Dassselbe Schicksal hat Khadiya Amin und ihre Kolleginnen ereilt. «Ich bin Journalistin und darf nicht arbeiten», zitiert die «New York Times» die 28-Jährige. «Was soll ich nun tun? Die kommende Generation wird nichts haben. Alles, was wir in 20 Jahren erreicht haben, geht verloren. Die Taliban sind die Taliban. Sie haben sich nicht verändert.»

Auf der Jagd nach einem Journalisten der Deutschen Welle (DW) hätten die Taliban einen Angehörigen seiner Failie erschossen, meldet der deutsche Auslandssender. Insgesamt seien die Wohnungen von drei DW-Journalisten durchsucht worden.

Andere Reporter sind entweder getötet – wie Toofan Omar, der Besitzer des Privatradios Paktia Ghag Radio – oder entführt worden wie Nematullah Hemat von Ghargasht TV. In Jalalabad wurde Amdadullah Hamdard erschossen, der regelmässig für die deutsche Wochenzeitung «Die Zeit» Texte übersetzt hatte.

Auch Ausländer kommen nicht zum Flughafen durch

Auch die Ansage, Ausländer und deren Helfer hätten nichts zu befürchten, stösst bei den eigenen Leuten offensichtlich auf taube Ohren: Nachdem gestern Australien seine Bürger aufgefordert hat, das Land über den Flughafen Kabul zu verlassen, wurden jene an Strassen-Kontrollposten zurückgewiesen – mit Peitschenhieben und Warnschüssen, berichtet der «Guardian».

Dass auch viele Afghanen den neuen Machthabern nicht über den Weg trauen, zeigen erschütternde Szenen vom Flughafen Kabul: Dort haben Frauen britischen Soldaten ihre Babys zugeworfen, damit diese die Kinder einfach nur aus dem Land bringen.
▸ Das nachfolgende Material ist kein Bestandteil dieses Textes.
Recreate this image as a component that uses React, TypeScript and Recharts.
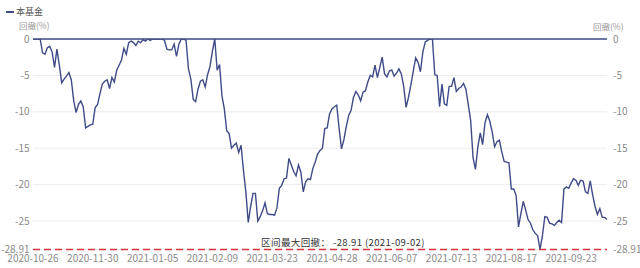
import React from 'react';
import { LineChart, Line, XAxis, YAxis, CartesianGrid, ReferenceLine } from 'recharts';

const seriesName = '本基金';
const unitLabel = '回撤(%)';
const tickLabels = ['2020-10-26', '2020-11-30', '2021-01-05', '2021-02-09', '2021-03-23', '2021-04-28', '2021-06-07', '2021-07-13', '2021-08-17', '2021-09-23'];
const tickIndices = [0, 25, 50, 75, 100, 125, 150, 175, 200, 225];
const yTicks = [0, -5, -10, -15, -20, -25, -28.91];
const maxDrawdown = -28.91;
const maxDrawdownDate = '2021-09-02';

const drawdown = [
  0, 0, 0, 0, -1.9, -2.1, -1.2, -1.0, -1.8, -3.9,
  -1.4, -3.6, -6.0, -5.5, -5.1, -4.6, -5.6, -8.4, -10.1, -9.0,
  -8.5, -9.3, -12.2, -12.0, -11.8, -11.7, -9.4, -9.0, -7.5, -6.2,
  -5.8, -5.6, -6.8, -5.3, -5.9, -4.3, -3.6, -2.9, -1.3, -2.1,
  -0.5, -0.3, -0.5, -0.9, -0.3, -0.5, -0.1, -0.3, 0, -0.2,
  0, 0, 0, 0, 0, -0.2, -1.4, -1.5, -1.5, -0.7,
  -2.4, -0.7, 0, 0, -0.2, -4.1, -5.5, -8.3, -8.6, -6.9,
  -5.8, -5.6, -6.6, -4.9, -3.8, -1.7, 0, -4.3, -3.5, -7.8,
  -9.6, -12.6, -13.0, -15.0, -14.6, -14.3, -15.6, -14.6, -18.1, -21.0,
  -25.2, -23.0, -21.2, -21.2, -25.0, -24.4, -23.6, -22.5, -24.0, -24.1,
  -24.1, -24.2, -23.2, -20.5, -20.1, -19.2, -19.1, -16.4, -17.3, -18.2,
  -18.8, -17.3, -18.3, -21.0, -19.6, -19.2, -19.3, -17.8, -16.9, -15.8,
  -15.3, -15.0, -12.3, -12.2, -10.3, -9.6, -9.3, -9.1, -12.3, -15.1,
  -13.8, -12.0, -10.5, -9.8, -8.0, -7.2, -7.7, -8.5, -7.3, -7.1,
  -5.9, -5.0, -5.2, -3.6, -5.3, -3.9, -2.5, -4.8, -5.2, -4.4,
  -4.25, -5.1, -4.7, -4.1, -4.8, -6.5, -9.4, -8.0, -6.3, -4.4,
  -2.6, -3.2, -4.5, -1.8, -0.4, -0.2, 0, 0, -4.9, -5.0,
  -9.3, -6.2, -8.9, -9.1, -6.5, -6.5, -5.3, -7.2, -6.8, -6.6,
  -6.1, -6.9, -9.0, -11.2, -16.3, -17.9, -14.8, -12.9, -14.5, -11.5,
  -10.4, -11.3, -12.8, -14.8, -14.1, -13.9, -15.5, -16.8, -16.9, -17.0,
  -20.6, -20.6, -21.5, -25.8, -24.0, -22.3, -23.5, -24.8, -25.3, -26.2,
  -26.7, -27.0, -28.91, -27.0, -24.4, -24.5, -25.3, -25.4, -25.6, -25.2,
  -24.9, -25.2, -20.6, -20.3, -20.5, -19.8, -19.2, -19.4, -20.1, -19.4,
  -19.5, -21.0, -21.2, -19.5, -21.4, -23.0, -24.1, -23.3, -24.5, -24.5,
  -24.8,
];

const data = drawdown.map((v, i) => ({ i, v }));

const LINE_COLOR = '#3f4a87';
const RED = '#d6353a';
const FONT = "'Liberation Sans Narrow', 'Noto Sans CJK SC', sans-serif";
const CJK_FONT = "'Noto Sans CJK SC', sans-serif";
const AXIS_TEXT = '#8a8a8a';

const MaxLabel = (props: any) => {
  const vb = props.viewBox || {};
  const cx = vb.x + vb.width / 2 + 23;
  return (
    <text x={cx} y={vb.y - 4} textAnchor="middle" fontSize={9.5} letterSpacing={0.4} fontFamily={CJK_FONT} fill="#333">
      {`区间最大回撤： ${maxDrawdown}  (${maxDrawdownDate})`}
    </text>
  );
};

export default function App() {
  return (
    <div style={{ position: 'absolute', left: 0, top: 0, width: 640, height: 268, background: '#fff' }}>
      <div style={{ position: 'absolute', left: 6, top: 5, display: 'flex', alignItems: 'center', fontFamily: CJK_FONT, fontSize: 9, color: '#555', lineHeight: '14px' }}>
        <span style={{ display: 'inline-block', width: 8, height: 2, background: LINE_COLOR, marginRight: 2 }} />
        <span>{seriesName}</span>
      </div>
      <div style={{ position: 'absolute', left: 19, top: 19, fontFamily: CJK_FONT, fontSize: 8.5, color: '#999', lineHeight: '12px' }}>{unitLabel}</div>
      <div style={{ position: 'absolute', left: 593, top: 20, fontFamily: CJK_FONT, fontSize: 8.5, color: '#999', lineHeight: '12px' }}>{unitLabel}</div>
      <LineChart width={640} height={268} data={data} margin={{ top: 39, right: 0, bottom: 0, left: 0 }}>
        <CartesianGrid vertical={false} stroke="#ececec" yAxisId="l" />
        <XAxis
          dataKey="i"
          type="number"
          domain={[0, drawdown.length - 1]}
          ticks={tickIndices}
          tickFormatter={(i: number) => tickLabels[tickIndices.indexOf(i)]}
          axisLine={false}
          tickLine={false}
          tickSize={0}
          tickMargin={5}
          height={18.5}
          interval={0}
          tick={{ fontSize: 10, fill: AXIS_TEXT, fontFamily: FONT }}
        />
        <YAxis
          yAxisId="l"
          orientation="left"
          width={33}
          domain={[maxDrawdown, 0]}
          ticks={yTicks}
          allowDataOverflow
          interval={0}
          axisLine={false}
          tickLine={false}
          tickSize={0}
          tickMargin={3.5}
          tick={{ fontSize: 10, fill: AXIS_TEXT, fontFamily: FONT }}
        />
        <YAxis
          yAxisId="r"
          orientation="right"
          width={33}
          domain={[maxDrawdown, 0]}
          ticks={yTicks}
          allowDataOverflow
          interval={0}
          axisLine={false}
          tickLine={false}
          tickSize={0}
          tickMargin={6}
          tick={{ fontSize: 10, fill: AXIS_TEXT, fontFamily: FONT }}
        />
        <ReferenceLine yAxisId="l" y={0} stroke={LINE_COLOR} strokeWidth={1.5} />
        <ReferenceLine yAxisId="l" y={maxDrawdown} stroke={RED} strokeWidth={1.5} strokeDasharray="7 4" label={<MaxLabel />} />
        <Line yAxisId="l" type="linear" dataKey="v" stroke={LINE_COLOR} strokeWidth={1.4} dot={false} isAnimationActive={false} name={seriesName} />
        <Line yAxisId="r" type="linear" dataKey="v" stroke="none" dot={false} activeDot={false} isAnimationActive={false} legendType="none" />
      </LineChart>
    </div>
  );
}
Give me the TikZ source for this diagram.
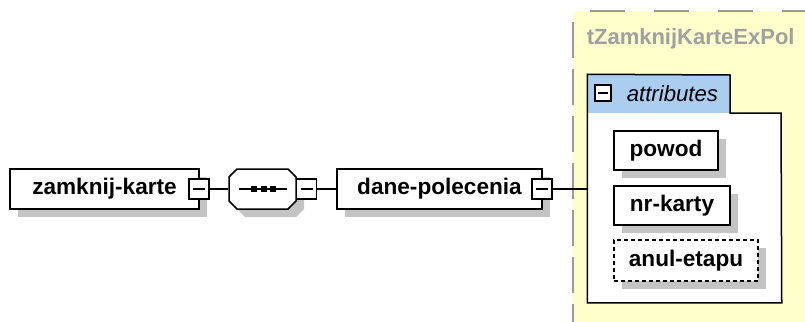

«Es war schrecklich», sagt ein Armeeangehöriger dem Sender Sky News. «Frauen haben ihre Babys über den Stacheldrahtzaun geworfen und die Soldaten gebeten, sie mitzunehmen. Einige blieben am Stacheldrahtzaun hängen.» Taten der Verzweiflung, die auch noch vergebens sind: London betont, es würden keine Kinder ohne Elternteil ausgeflogen.

Jagd auf Kollaborateure

Warum viele Afghanen jetzt Panik haben, beleuchtet ein aktueller Bericht der UNO: Demnach haben die Taliban auf der Suche nach Kollaborateuren einen Gang hochgeschaltet. Wie die Nachrichtenagentur AFP und weitere Medien melden, hätte die neuen Machthaber entsprechende schwarze Listen angefertigt.

Sippenhaft inklusive: «Sie zielen auf die Familien jener, die sich nicht ergeben wollen», erklärt UNO-Mann Christian Nellemann der AFP. «Sie verfolgen und verurteilen die Familien nach islamischen Recht. Wir erwarten, dass Personen, die entweder mit der Nato oder ihren Verbündeten zusammengearbeitet haben, wie auch ihre Familien gefoltert und exekutiert werden.»

Wie schon vorgestern berichtet, sollen die Taliban mit ihren Listen nun von Haus zu Haus ziehen. Auch zwischen Volksgruppen soll es bereits Übergriffe gegeben haben: Die BBC berichtet, dass Mitglieder der Hazara von den paschtunischen Taliban «gefoltert und massakriert» worden seien.